Grupo “Teko Porã – Vida Digna” colheu depoimentos em Manicoré e aponta prejuízos econômicos, ambientais e psicológicos após destruição de balsas pela Polícia Federal.
A Defensoria Pública do Estado do Amazonas (DPE-AM) iniciou, nesta semana, uma série de diligências nas comunidades ribeirinhas de Manicoré, no sul do Estado, para apurar os impactos sociais, econômicos e ambientais das operações da Polícia Federal (PF) que resultaram na destruição de balsas utilizadas na extração de ouro no rio Madeira.
A investigação é conduzida pelo Grupo de Trabalho “Teko Porã – Vida Digna”, coordenado pelos defensores públicos Ricardo Paiva e Theo Costa, e tem como objetivo reunir provas e depoimentos que subsidiarão ações judiciais e recomendações administrativas voltadas à reparação de danos causados às populações atingidas.
Segundo a Defensoria, as operações recentes — entre elas a Operação Boiúna, realizada entre os dias 10 e 22 de setembro — foram marcadas pelo uso de artefatos explosivos e armamento de grosso calibre, o que teria provocado não apenas a destruição das balsas, mas também prejuízos diretos à subsistência, à moradia e à integridade psicológica de famílias ribeirinhas e comunidades escolares.
As balsas, explica o órgão, são frequentemente utilizadas como moradia e abrigo durante as cheias, funcionando como extensão das casas em áreas de várzea, e sua destruição tem levado muitas famílias à perda total de bens e fontes de renda.
O levantamento conduzido pela DPE-AM também registrou reflexos das ações no ambiente escolar, com relatos de crianças em pânico, suspensão de aulas e queda no desempenho de alunos após as operações.
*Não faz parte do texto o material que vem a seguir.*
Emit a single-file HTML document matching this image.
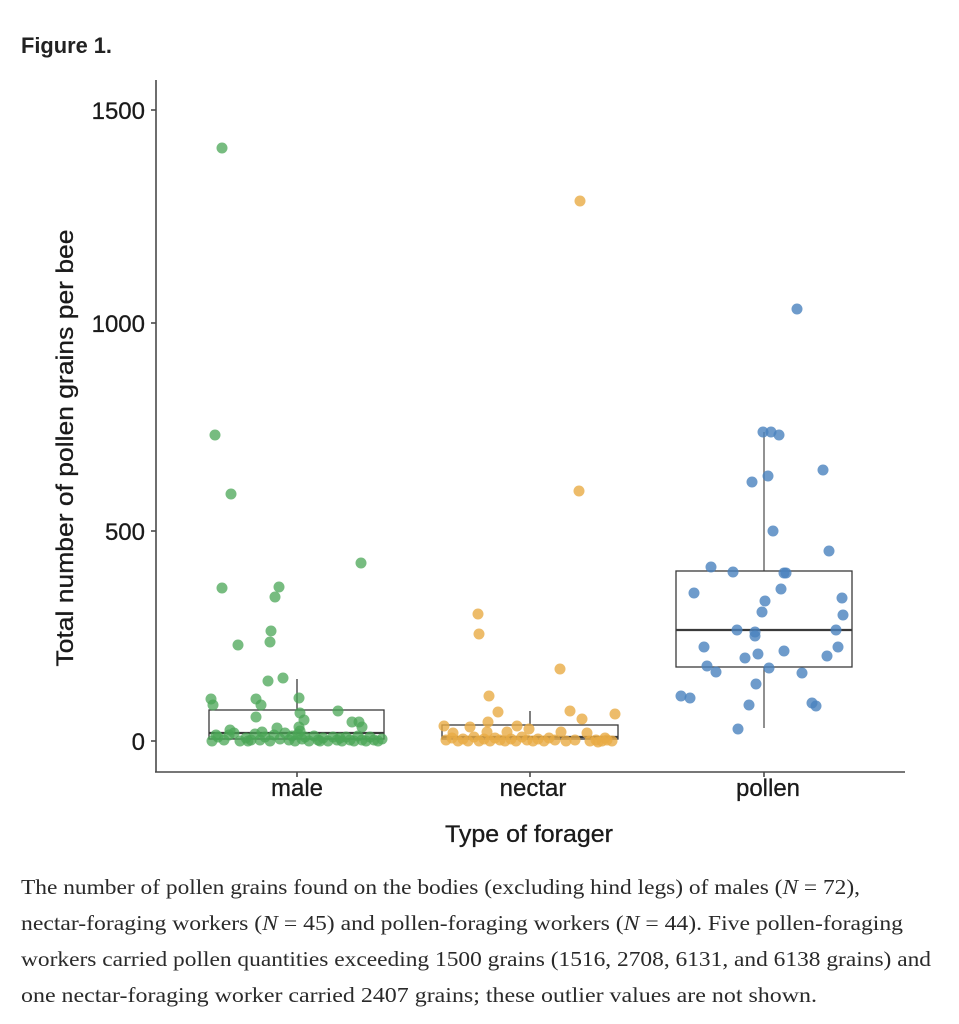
<!DOCTYPE html>
<html>
<head>
<meta charset="utf-8">
<style>
html,body{margin:0;padding:0;background:#fff;}
svg{display:block;}
</style>
</head>
<body>
<svg width="959" height="1024" viewBox="0 0 959 1024" xmlns="http://www.w3.org/2000/svg">
<rect width="959" height="1024" fill="#fff"/>
<text x="21" y="53" font-family="Liberation Sans, sans-serif" font-weight="bold" font-size="22" fill="#222" textLength="91" lengthAdjust="spacingAndGlyphs">Figure 1.</text>

<!-- boxes -->
<g stroke="#3a3a3a" stroke-width="1.3" fill="none">
  <line x1="297" y1="679" x2="297" y2="710"/>
  <rect x="209" y="710" width="175" height="29"/>
  <line x1="209" y1="733" x2="384" y2="733" stroke-width="2.2"/>
  <line x1="530" y1="711" x2="530" y2="725"/>
  <rect x="442" y="725" width="176" height="14"/>
  <line x1="442" y1="737" x2="618" y2="737" stroke-width="2.2"/>
  <line x1="764" y1="432" x2="764" y2="571" stroke="#777" stroke-width="1.6"/>
  <line x1="764" y1="667" x2="764" y2="728" stroke="#555"/>
  <rect x="676" y="571" width="176" height="96"/>
  <line x1="676" y1="630" x2="852" y2="630" stroke-width="2.2"/>
</g>

<!-- male points -->
<g fill="#4aa556" fill-opacity="0.75">
<circle cx="222" cy="148" r="5.5"/><circle cx="215" cy="435" r="5.5"/><circle cx="231" cy="494" r="5.5"/>
<circle cx="361" cy="563" r="5.5"/><circle cx="222" cy="588" r="5.5"/><circle cx="279" cy="587" r="5.5"/>
<circle cx="275" cy="597" r="5.5"/><circle cx="271" cy="631" r="5.5"/><circle cx="270" cy="642" r="5.5"/>
<circle cx="238" cy="645" r="5.5"/><circle cx="268" cy="681" r="5.5"/><circle cx="283" cy="678" r="5.5"/>
<circle cx="211" cy="699" r="5.5"/><circle cx="213" cy="705" r="5.5"/><circle cx="256" cy="699" r="5.5"/>
<circle cx="261" cy="705" r="5.5"/><circle cx="299" cy="698" r="5.5"/><circle cx="300" cy="713" r="5.5"/>
<circle cx="256" cy="717" r="5.5"/><circle cx="338" cy="711" r="5.5"/><circle cx="304" cy="720" r="5.5"/>
<circle cx="299" cy="727" r="5.5"/><circle cx="352" cy="722" r="5.5"/><circle cx="359" cy="722" r="5.5"/>
<circle cx="362" cy="727" r="5.5"/><circle cx="230" cy="730" r="5.5"/><circle cx="277" cy="728" r="5.5"/>
<circle cx="212" cy="741" r="5.5"/><circle cx="218" cy="737" r="5.5"/><circle cx="224" cy="740" r="5.5"/>
<circle cx="229" cy="735" r="5.5"/><circle cx="234" cy="733" r="5.5"/><circle cx="240" cy="741" r="5.5"/>
<circle cx="246" cy="738" r="5.5"/><circle cx="251" cy="740" r="5.5"/><circle cx="255" cy="734" r="5.5"/>
<circle cx="260" cy="740" r="5.5"/><circle cx="265" cy="737" r="5.5"/><circle cx="270" cy="741" r="5.5"/>
<circle cx="274" cy="735" r="5.5"/><circle cx="280" cy="739" r="5.5"/><circle cx="285" cy="733" r="5.5"/>
<circle cx="289" cy="740" r="5.5"/><circle cx="292" cy="736" r="5.5"/><circle cx="295" cy="741" r="5.5"/>
<circle cx="298" cy="734" r="5.5"/><circle cx="302" cy="739" r="5.5"/><circle cx="305" cy="737" r="5.5"/>
<circle cx="309" cy="741" r="5.5"/><circle cx="314" cy="736" r="5.5"/><circle cx="318" cy="740" r="5.5"/>
<circle cx="323" cy="738" r="5.5"/><circle cx="328" cy="741" r="5.5"/><circle cx="333" cy="737" r="5.5"/>
<circle cx="337" cy="740" r="5.5"/><circle cx="342" cy="741" r="5.5"/><circle cx="346" cy="737" r="5.5"/>
<circle cx="350" cy="740" r="5.5"/><circle cx="354" cy="741" r="5.5"/><circle cx="358" cy="736" r="5.5"/>
<circle cx="362" cy="740" r="5.5"/><circle cx="366" cy="741" r="5.5"/><circle cx="370" cy="737" r="5.5"/>
<circle cx="374" cy="740" r="5.5"/><circle cx="378" cy="741" r="5.5"/><circle cx="382" cy="739" r="5.5"/>
<circle cx="216" cy="735" r="5.5"/><circle cx="262" cy="732" r="5.5"/><circle cx="300" cy="731" r="5.5"/>
<circle cx="320" cy="741" r="5.5"/><circle cx="340" cy="738" r="5.5"/><circle cx="248" cy="741" r="5.5"/>
</g>

<!-- nectar points -->
<g fill="#e8ab45" fill-opacity="0.8">
<circle cx="580" cy="201" r="5.5"/><circle cx="579" cy="491" r="5.5"/><circle cx="478" cy="614" r="5.5"/>
<circle cx="479" cy="634" r="5.5"/><circle cx="560" cy="669" r="5.5"/><circle cx="489" cy="696" r="5.5"/>
<circle cx="498" cy="712" r="5.5"/><circle cx="570" cy="711" r="5.5"/><circle cx="582" cy="719" r="5.5"/>
<circle cx="615" cy="714" r="5.5"/><circle cx="488" cy="722" r="5.5"/><circle cx="444" cy="726" r="5.5"/>
<circle cx="470" cy="727" r="5.5"/><circle cx="517" cy="726" r="5.5"/><circle cx="529" cy="729" r="5.5"/>
<circle cx="453" cy="733" r="5.5"/><circle cx="561" cy="732" r="5.5"/><circle cx="587" cy="733" r="5.5"/>
<circle cx="507" cy="732" r="5.5"/><circle cx="487" cy="732" r="5.5"/>
<circle cx="446" cy="740" r="5.5"/><circle cx="452" cy="738" r="5.5"/><circle cx="458" cy="741" r="5.5"/>
<circle cx="463" cy="739" r="5.5"/><circle cx="468" cy="741" r="5.5"/><circle cx="474" cy="737" r="5.5"/>
<circle cx="479" cy="741" r="5.5"/><circle cx="484" cy="739" r="5.5"/><circle cx="490" cy="741" r="5.5"/>
<circle cx="495" cy="738" r="5.5"/><circle cx="500" cy="740" r="5.5"/><circle cx="505" cy="741" r="5.5"/>
<circle cx="511" cy="739" r="5.5"/><circle cx="516" cy="741" r="5.5"/><circle cx="522" cy="737" r="5.5"/>
<circle cx="527" cy="740" r="5.5"/><circle cx="533" cy="741" r="5.5"/><circle cx="538" cy="739" r="5.5"/>
<circle cx="544" cy="741" r="5.5"/><circle cx="549" cy="738" r="5.5"/><circle cx="555" cy="740" r="5.5"/>
<circle cx="566" cy="741" r="5.5"/><circle cx="575" cy="740" r="5.5"/><circle cx="590" cy="741" r="5.5"/>
<circle cx="596" cy="740" r="5.5"/><circle cx="602" cy="741" r="5.5"/><circle cx="607" cy="740" r="5.5"/>
<circle cx="612" cy="741" r="5.5"/><circle cx="598" cy="742" r="5.5"/><circle cx="605" cy="738" r="5.5"/>
</g>

<!-- pollen points -->
<g fill="#4a82be" fill-opacity="0.8">
<circle cx="797" cy="309" r="5.5"/><circle cx="763" cy="432" r="5.5"/><circle cx="771" cy="432" r="5.5"/>
<circle cx="779" cy="435" r="5.5"/><circle cx="823" cy="470" r="5.5"/><circle cx="768" cy="476" r="5.5"/>
<circle cx="752" cy="482" r="5.5"/><circle cx="773" cy="531" r="5.5"/><circle cx="829" cy="551" r="5.5"/>
<circle cx="711" cy="567" r="5.5"/><circle cx="733" cy="572" r="5.5"/><circle cx="784" cy="573" r="5.5"/>
<circle cx="786" cy="573" r="5.5"/><circle cx="694" cy="593" r="5.5"/><circle cx="781" cy="589" r="5.5"/>
<circle cx="765" cy="601" r="5.5"/><circle cx="762" cy="612" r="5.5"/><circle cx="842" cy="598" r="5.5"/>
<circle cx="843" cy="615" r="5.5"/><circle cx="737" cy="630" r="5.5"/><circle cx="755" cy="632" r="5.5"/>
<circle cx="755" cy="636" r="5.5"/><circle cx="836" cy="630" r="5.5"/><circle cx="704" cy="647" r="5.5"/>
<circle cx="758" cy="654" r="5.5"/><circle cx="784" cy="651" r="5.5"/><circle cx="745" cy="658" r="5.5"/>
<circle cx="838" cy="647" r="5.5"/><circle cx="827" cy="656" r="5.5"/><circle cx="707" cy="666" r="5.5"/>
<circle cx="716" cy="672" r="5.5"/><circle cx="769" cy="668" r="5.5"/><circle cx="802" cy="673" r="5.5"/>
<circle cx="756" cy="684" r="5.5"/><circle cx="681" cy="696" r="5.5"/><circle cx="690" cy="698" r="5.5"/>
<circle cx="749" cy="705" r="5.5"/><circle cx="812" cy="703" r="5.5"/><circle cx="816" cy="706" r="5.5"/>
<circle cx="738" cy="729" r="5.5"/>
</g>

<!-- axes -->
<g stroke="#4a4a4a" stroke-width="1.6" fill="none">
  <line x1="156" y1="80" x2="156" y2="772"/>
  <line x1="155" y1="772" x2="905" y2="772"/>
  <line x1="151" y1="110" x2="156" y2="110"/>
  <line x1="151" y1="323" x2="156" y2="323"/>
  <line x1="151" y1="531" x2="156" y2="531"/>
  <line x1="151" y1="741" x2="156" y2="741"/>
  <line x1="297" y1="772" x2="297" y2="777"/>
  <line x1="530" y1="772" x2="530" y2="777"/>
  <line x1="764" y1="772" x2="764" y2="777"/>
</g>

<g font-family="Liberation Sans, sans-serif" fill="#1a1a1a" font-size="24" stroke="#1a1a1a" stroke-width="0.3">
  <text x="145" y="119" text-anchor="end">1500</text>
  <text x="145" y="332" text-anchor="end">1000</text>
  <text x="145" y="540" text-anchor="end">500</text>
  <text x="145" y="750" text-anchor="end">0</text>
  <text x="297" y="796" text-anchor="middle">male</text>
  <text x="533" y="796" text-anchor="middle">nectar</text>
  <text x="768" y="796" text-anchor="middle">pollen</text>
  <text x="529" y="842" text-anchor="middle" textLength="168" lengthAdjust="spacingAndGlyphs">Type of forager</text>
  <text transform="translate(73,448) rotate(-90)" text-anchor="middle" textLength="437" lengthAdjust="spacingAndGlyphs">Total number of pollen grains per bee</text>
</g>

<!-- caption -->
<g font-family="Liberation Serif, serif" font-size="21" fill="#2a2a2a">
  <text x="21" y="894" textLength="839" lengthAdjust="spacingAndGlyphs">The number of pollen grains found on the bodies (excluding hind legs) of males (<tspan font-style="italic">N</tspan> = 72),</text>
  <text x="21" y="930" textLength="882" lengthAdjust="spacingAndGlyphs">nectar-foraging workers (<tspan font-style="italic">N</tspan> = 45) and pollen-foraging workers (<tspan font-style="italic">N</tspan> = 44). Five pollen-foraging</text>
  <text x="21" y="966" textLength="910" lengthAdjust="spacingAndGlyphs">workers carried pollen quantities exceeding 1500 grains (1516, 2708, 6131, and 6138 grains) and</text>
  <text x="21" y="1002" textLength="796" lengthAdjust="spacingAndGlyphs">one nectar-foraging worker carried 2407 grains; these outlier values are not shown.</text>
</g>
</svg>
</body>
</html>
De acordo com os defensores, há indícios de uso desproporcional da força estatal, com efeitos sobre o direito à educação, ao meio ambiente equilibrado e à moradia digna.
Em nota técnica preliminar, o grupo destacou que as explosões das balsas provocam contaminação das águas por óleo diesel e mortandade de peixes e tartarugas, além de comprometer a segurança de comunidades inteiras que vivem nas margens do Madeira. A DPE-AM estima que, apenas nas operações dos últimos anos, mais de 1.500 artefatos explosivos tenham sido lançados em ações de repressão ao garimpo, com o aval da União.
O defensor Theo Costa afirmou que os relatos colhidos em Manicoré repetem o padrão já observado em Humaitá, revelando uma “lógica de guerra em áreas habitadas por populações vulneráveis”. “O que buscamos é que haja algum tipo de controle nessas operações, que muitas vezes tratam ribeirinhos como verdadeiros bandidos”, disse.
Já o defensor Ricardo Paiva antecipou que a DPE-AM elaborará um plano de atuação para pedir reparação integral dos danos e solicitar medidas de compensação, como fornecimento de equipamentos de apoio às comunidades afetadas. Antes das diligências em campo, a Defensoria havia protocolado ações no STJ e no TRF-1 pedindo a suspensão do uso de explosivos nas operações, mas os pedidos foram indeferidos.
A instituição também recomendou ao Senado Federal a criação de uma Comissão Parlamentar de Inquérito (CPI) para apurar possíveis abusos de autoridade e excessos na condução das ações repressivas. O prefeito de Manicoré, Lúcio Flávio, acompanhou parte da agenda e elogiou a iniciativa: “A Defensoria teve coragem de vir às comunidades e ouvir o que realmente aconteceu. A população sofreu muito e precisa ser reparada.”
O Grupo Teko Porã
Criado pela DPE-AM, o Grupo de Trabalho “Teko Porã – Vida Digna” atua em temas relacionados a direitos humanos, povos tradicionais e populações ribeirinhas. “Teko Porã”, expressão tupi-guarani que significa “belo caminho” ou “bem viver”, sintetiza a filosofia de defesa de modos de vida sustentáveis e dignos na Amazônia.
Desde julho, o grupo acompanha a situação no rio Madeira e documenta os efeitos colaterais das operações de combate ao garimpo, com foco na proteção jurídica das famílias em extrema vulnerabilidade.